** START INPUT **

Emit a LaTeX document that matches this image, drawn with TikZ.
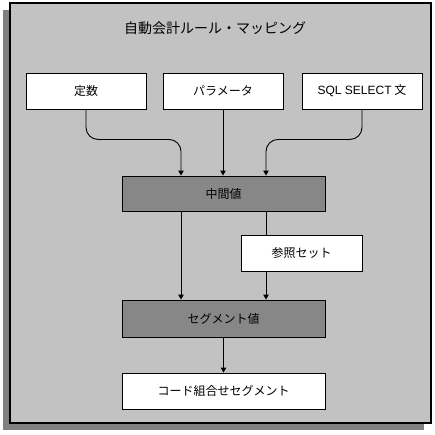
\documentclass[tikz,border=0pt]{standalone}
\usepackage{fontspec}
\setmainfont{Noto Sans CJK JP}
\newfontfamily\latinsans{Liberation Sans}
\usetikzlibrary{arrows.meta}
\definecolor{framefill}{RGB}{194,194,194}
\definecolor{shadowgray}{RGB}{128,128,128}
\definecolor{darkbox}{RGB}{135,135,135}
\begin{document}
\begin{tikzpicture}[x=1pt,y=-1pt,
  box/.style={draw=black,line width=0.9pt,fill=white,minimum width=120pt,minimum height=36pt,inner sep=0pt,font=\fontsize{12}{14}\selectfont},
  widebox/.style={box,minimum width=203pt},
  darkstyle/.style={fill=darkbox},
  arr/.style={line width=0.9pt,-{Triangle[width=5.5pt,length=5pt]}},
  ln/.style={line width=0.9pt}]
\useasboundingbox (0,0) rectangle (435,434);
% shadow and frame
\fill[shadowgray] (3,10) rectangle (424,430);
\draw[line width=1.4pt,fill=framefill] (10,3) rectangle (431,423);
\node[font=\fontsize{14}{16}\selectfont] (title) at (215,28) {自動会計ルール・マッピング};
% top boxes
\node[box] (b1) at (86,91) {定数};
\node[box] (b2) at (223,91) {パラメータ};
\node[box] (b3) at (362,91) {{\latinsans\fontsize{12}{14}\selectfont SQL SELECT} 文};
% middle
\node[widebox,darkstyle,minimum height=35pt] (mid) at (223.5,193.5) {中間値};
\node[box,minimum width=121pt] (ref) at (301.5,253) {参照セット};
\node[widebox,darkstyle,minimum height=37pt] (seg) at (223.5,318.5) {セグメント値};
\node[widebox] (code) at (223.5,391) {コード組合せセグメント};
% connectors
\coordinate (mL) at ([xshift=-42.5pt]mid.north);
\coordinate (mR) at ([xshift=42.5pt]mid.north);
\draw[arr,rounded corners=12pt] (b1.south) -- ++(0,30) -| (mL);
\draw[arr] (b2.south) -- (b2.south |- mid.north);
\draw[arr,rounded corners=12pt] (b3.south) -- ++(0,30) -| (mR);
\coordinate (sL) at ([xshift=-42.5pt]mid.south);
\coordinate (sR) at ([xshift=42.5pt]mid.south);
\draw[arr] (sL) -- (sL |- seg.north);
\draw[ln] (sR) -- (sR |- ref.north);
\draw[arr] (sR |- ref.south) -- (sR |- seg.north);
\draw[arr] (seg.south) -- (code.north);
\end{tikzpicture}
\end{document}
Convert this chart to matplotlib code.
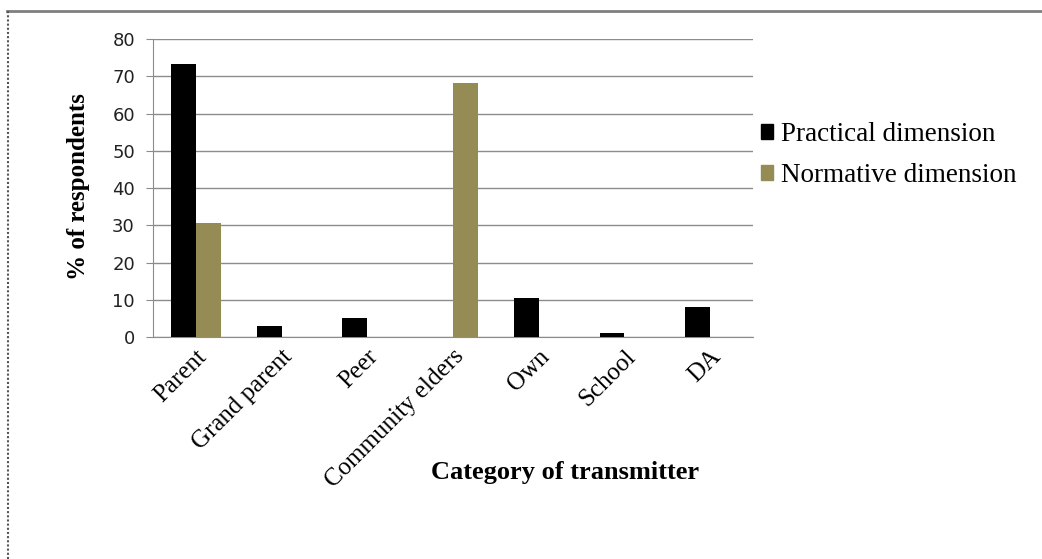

** END INPUT **

(YOUR GOAL) What you return should match the records above word for word, minus the pictures.

(RESPONSE TO THIS EXERCISE)
Emit a LaTeX document that matches this image, drawn with TikZ.
\documentclass[tikz,border=0pt]{standalone}
\usepackage{fontspec}
\setmainfont{Noto Sans CJK JP}
\newfontfamily\latinsans{Liberation Sans}
\usetikzlibrary{arrows.meta}
\definecolor{framefill}{RGB}{194,194,194}
\definecolor{shadowgray}{RGB}{128,128,128}
\definecolor{darkbox}{RGB}{135,135,135}
\begin{document}
\begin{tikzpicture}[x=1pt,y=-1pt,
  box/.style={draw=black,line width=0.9pt,fill=white,minimum width=120pt,minimum height=36pt,inner sep=0pt,font=\fontsize{12}{14}\selectfont},
  widebox/.style={box,minimum width=203pt},
  darkstyle/.style={fill=darkbox},
  arr/.style={line width=0.9pt,-{Triangle[width=5.5pt,length=5pt]}},
  ln/.style={line width=0.9pt}]
\useasboundingbox (0,0) rectangle (435,434);
% shadow and frame
\fill[shadowgray] (3,10) rectangle (424,430);
\draw[line width=1.4pt,fill=framefill] (10,3) rectangle (431,423);
\node[font=\fontsize{14}{16}\selectfont] (title) at (215,28) {自動会計ルール・マッピング};
% top boxes
\node[box] (b1) at (86,91) {定数};
\node[box] (b2) at (223,91) {パラメータ};
\node[box] (b3) at (362,91) {{\latinsans\fontsize{12}{14}\selectfont SQL SELECT} 文};
% middle
\node[widebox,darkstyle,minimum height=35pt] (mid) at (223.5,193.5) {中間値};
\node[box,minimum width=121pt] (ref) at (301.5,253) {参照セット};
\node[widebox,darkstyle,minimum height=37pt] (seg) at (223.5,318.5) {セグメント値};
\node[widebox] (code) at (223.5,391) {コード組合せセグメント};
% connectors
\coordinate (mL) at ([xshift=-42.5pt]mid.north);
\coordinate (mR) at ([xshift=42.5pt]mid.north);
\draw[arr,rounded corners=12pt] (b1.south) -- ++(0,30) -| (mL);
\draw[arr] (b2.south) -- (b2.south |- mid.north);
\draw[arr,rounded corners=12pt] (b3.south) -- ++(0,30) -| (mR);
\coordinate (sL) at ([xshift=-42.5pt]mid.south);
\coordinate (sR) at ([xshift=42.5pt]mid.south);
\draw[arr] (sL) -- (sL |- seg.north);
\draw[ln] (sR) -- (sR |- ref.north);
\draw[arr] (sR |- ref.south) -- (sR |- seg.north);
\draw[arr] (seg.south) -- (code.north);
\end{tikzpicture}
\end{document}
Convert this chart to matplotlib code.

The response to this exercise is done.